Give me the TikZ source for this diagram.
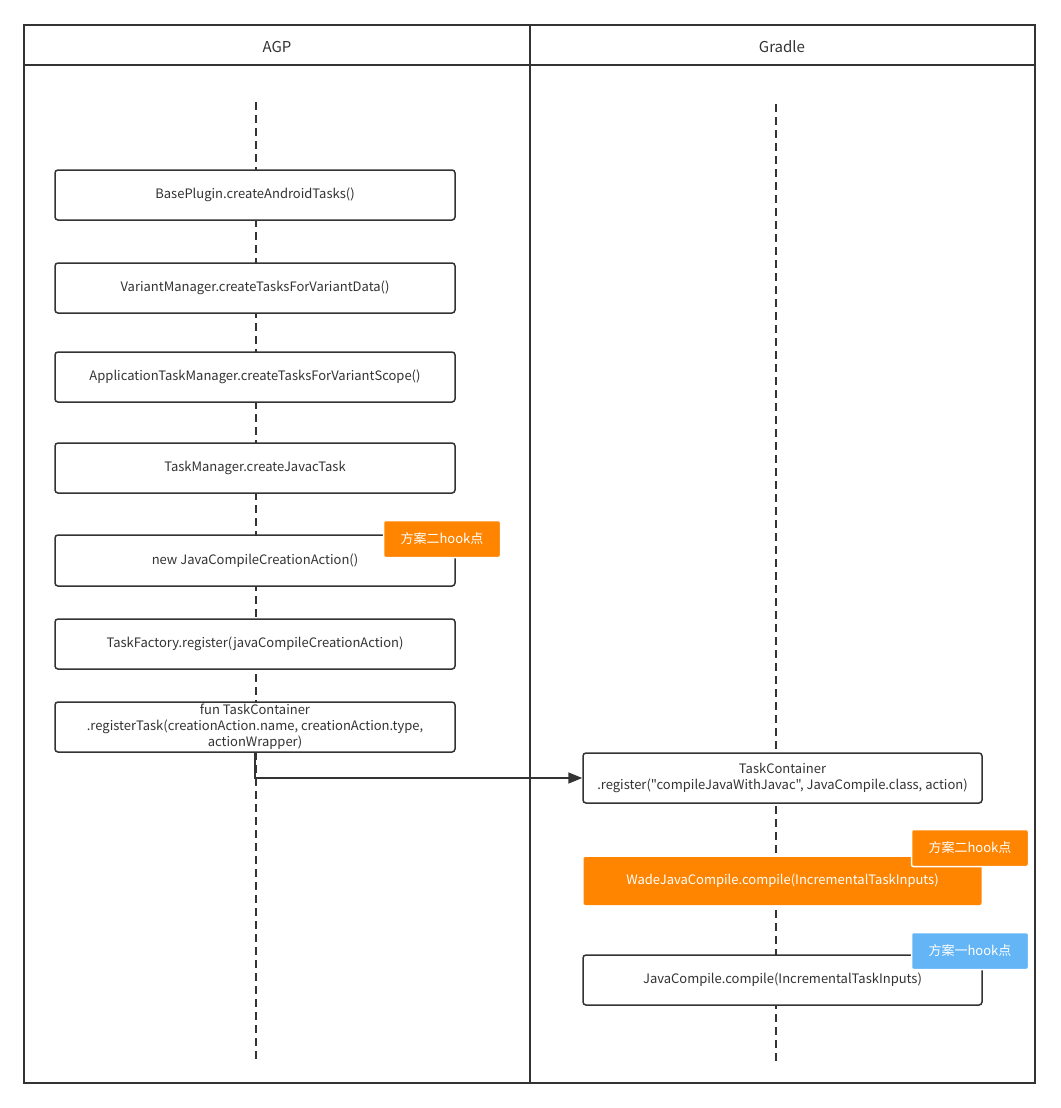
\documentclass[tikz,border=0pt]{standalone}
\usepackage{fontspec}
\setmainfont{Noto Sans CJK SC}[Ligatures=TeXOff]
\usetikzlibrary{arrows.meta}
\definecolor{ink}{HTML}{333333}
\definecolor{hookorange}{HTML}{FF8400}
\definecolor{hookblue}{HTML}{64B5F6}
\tikzset{
  lane/.style={draw=ink, line width=1.6pt},
  lanehead/.style={text=ink, font=\fontsize{15}{18}\selectfont},
  lifeline/.style={draw=ink, line width=1.5pt, dash pattern=on 8pt off 5pt},
  taskbox/.style={draw=ink, fill=white, line width=1.5pt, rounded corners=3pt, minimum width=400pt, minimum height=50pt, text=ink, font=\fontsize{13}{16}\selectfont, align=center, inner sep=0pt},
  hotbox/.style={fill=hookorange, rounded corners=2pt, minimum width=398pt, minimum height=48pt, text=white, font=\fontsize{13}{16}\selectfont, inner sep=0pt},
  hooktag/.style={draw=white, line width=1.5pt, rounded corners=2pt, minimum width=117pt, minimum height=37pt, text=white, font=\fontsize{13}{16}\selectfont, inner sep=0pt},
  flow/.style={draw=ink, line width=1.6pt, -{Triangle[length=14pt,width=11pt]}}
}
\begin{document}
\begin{tikzpicture}[x=1pt,y=-1pt]
\useasboundingbox (0,0) rectangle (1060,1108);
% swimlanes
\draw[lane] (24,25) rectangle (1035,1083);
\draw[lane] (24,65) -- (1035,65);
\draw[lane] (530,25) -- (530,1083);
\node[lanehead] (agp) at (277,47) {AGP};
\node[lanehead] (gradle) at (782,47) {Gradle};
% lifelines
\coordinate (lt) at (256,102);
\coordinate (lb) at (256,1060);
\coordinate (rt) at (776,104);
\coordinate (rb) at (776,1062);
\draw[lifeline] (lt) -- (lb);
\draw[lifeline] (rt) -- (rb);
% AGP boxes
\node[taskbox] (base) at (255,195) {BasePlugin.createAndroidTasks()};
\node[taskbox] (variant) at (255,288) {VariantManager.createTasksForVariantData()};
\node[taskbox] (app) at (255,377) {ApplicationTaskManager.createTasksForVariantScope()};
\node[taskbox] (tm) at (255,468) {TaskManager.createJavacTask};
\node[taskbox, minimum height=51pt] (newjc) at (255,560.5) {new JavaCompileCreationAction()};
\node[taskbox] (factory) at (255,644) {TaskFactory.register(javaCompileCreationAction)};
\node[taskbox] (tc) at (255,727) {fun TaskContainer\\.registerTask(creationAction.name, creationAction.type,\\actionWrapper)};
% Gradle boxes
\node[taskbox, minimum width=399pt] (reg) at (782.5,778) {TaskContainer\\.register("compileJavaWithJavac", JavaCompile.class, action)};
\node[hotbox] (wade) at (782.5,881) {WadeJavaCompile.compile(IncrementalTaskInputs)};
\node[taskbox, minimum width=399pt] (jc) at (782.5,980) {JavaCompile.compile(IncrementalTaskInputs)};
% hook tags
\node[hooktag, fill=hookorange] (tag1) at (442,539) {方案二hook点};
\node[hooktag, fill=hookorange] (tag2) at (970,848) {方案二hook点};
\node[hooktag, fill=hookblue] (tag3) at (970,951) {方案一hook点};
% call arrow
\draw[flow] (tc.south) |- (reg.west);
\end{tikzpicture}
\end{document}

•••••

◆ SHORT EXERCISE
In the copy, include no pictures; restate the listing above exactly.

◆ FULL SOLUTION
Give me the TikZ source for this diagram.
\documentclass[tikz,border=0pt]{standalone}
\usepackage{fontspec}
\setmainfont{Noto Sans CJK SC}[Ligatures=TeXOff]
\usetikzlibrary{arrows.meta}
\definecolor{ink}{HTML}{333333}
\definecolor{hookorange}{HTML}{FF8400}
\definecolor{hookblue}{HTML}{64B5F6}
\tikzset{
  lane/.style={draw=ink, line width=1.6pt},
  lanehead/.style={text=ink, font=\fontsize{15}{18}\selectfont},
  lifeline/.style={draw=ink, line width=1.5pt, dash pattern=on 8pt off 5pt},
  taskbox/.style={draw=ink, fill=white, line width=1.5pt, rounded corners=3pt, minimum width=400pt, minimum height=50pt, text=ink, font=\fontsize{13}{16}\selectfont, align=center, inner sep=0pt},
  hotbox/.style={fill=hookorange, rounded corners=2pt, minimum width=398pt, minimum height=48pt, text=white, font=\fontsize{13}{16}\selectfont, inner sep=0pt},
  hooktag/.style={draw=white, line width=1.5pt, rounded corners=2pt, minimum width=117pt, minimum height=37pt, text=white, font=\fontsize{13}{16}\selectfont, inner sep=0pt},
  flow/.style={draw=ink, line width=1.6pt, -{Triangle[length=14pt,width=11pt]}}
}
\begin{document}
\begin{tikzpicture}[x=1pt,y=-1pt]
\useasboundingbox (0,0) rectangle (1060,1108);
% swimlanes
\draw[lane] (24,25) rectangle (1035,1083);
\draw[lane] (24,65) -- (1035,65);
\draw[lane] (530,25) -- (530,1083);
\node[lanehead] (agp) at (277,47) {AGP};
\node[lanehead] (gradle) at (782,47) {Gradle};
% lifelines
\coordinate (lt) at (256,102);
\coordinate (lb) at (256,1060);
\coordinate (rt) at (776,104);
\coordinate (rb) at (776,1062);
\draw[lifeline] (lt) -- (lb);
\draw[lifeline] (rt) -- (rb);
% AGP boxes
\node[taskbox] (base) at (255,195) {BasePlugin.createAndroidTasks()};
\node[taskbox] (variant) at (255,288) {VariantManager.createTasksForVariantData()};
\node[taskbox] (app) at (255,377) {ApplicationTaskManager.createTasksForVariantScope()};
\node[taskbox] (tm) at (255,468) {TaskManager.createJavacTask};
\node[taskbox, minimum height=51pt] (newjc) at (255,560.5) {new JavaCompileCreationAction()};
\node[taskbox] (factory) at (255,644) {TaskFactory.register(javaCompileCreationAction)};
\node[taskbox] (tc) at (255,727) {fun TaskContainer\\.registerTask(creationAction.name, creationAction.type,\\actionWrapper)};
% Gradle boxes
\node[taskbox, minimum width=399pt] (reg) at (782.5,778) {TaskContainer\\.register("compileJavaWithJavac", JavaCompile.class, action)};
\node[hotbox] (wade) at (782.5,881) {WadeJavaCompile.compile(IncrementalTaskInputs)};
\node[taskbox, minimum width=399pt] (jc) at (782.5,980) {JavaCompile.compile(IncrementalTaskInputs)};
% hook tags
\node[hooktag, fill=hookorange] (tag1) at (442,539) {方案二hook点};
\node[hooktag, fill=hookorange] (tag2) at (970,848) {方案二hook点};
\node[hooktag, fill=hookblue] (tag3) at (970,951) {方案一hook点};
% call arrow
\draw[flow] (tc.south) |- (reg.west);
\end{tikzpicture}
\end{document}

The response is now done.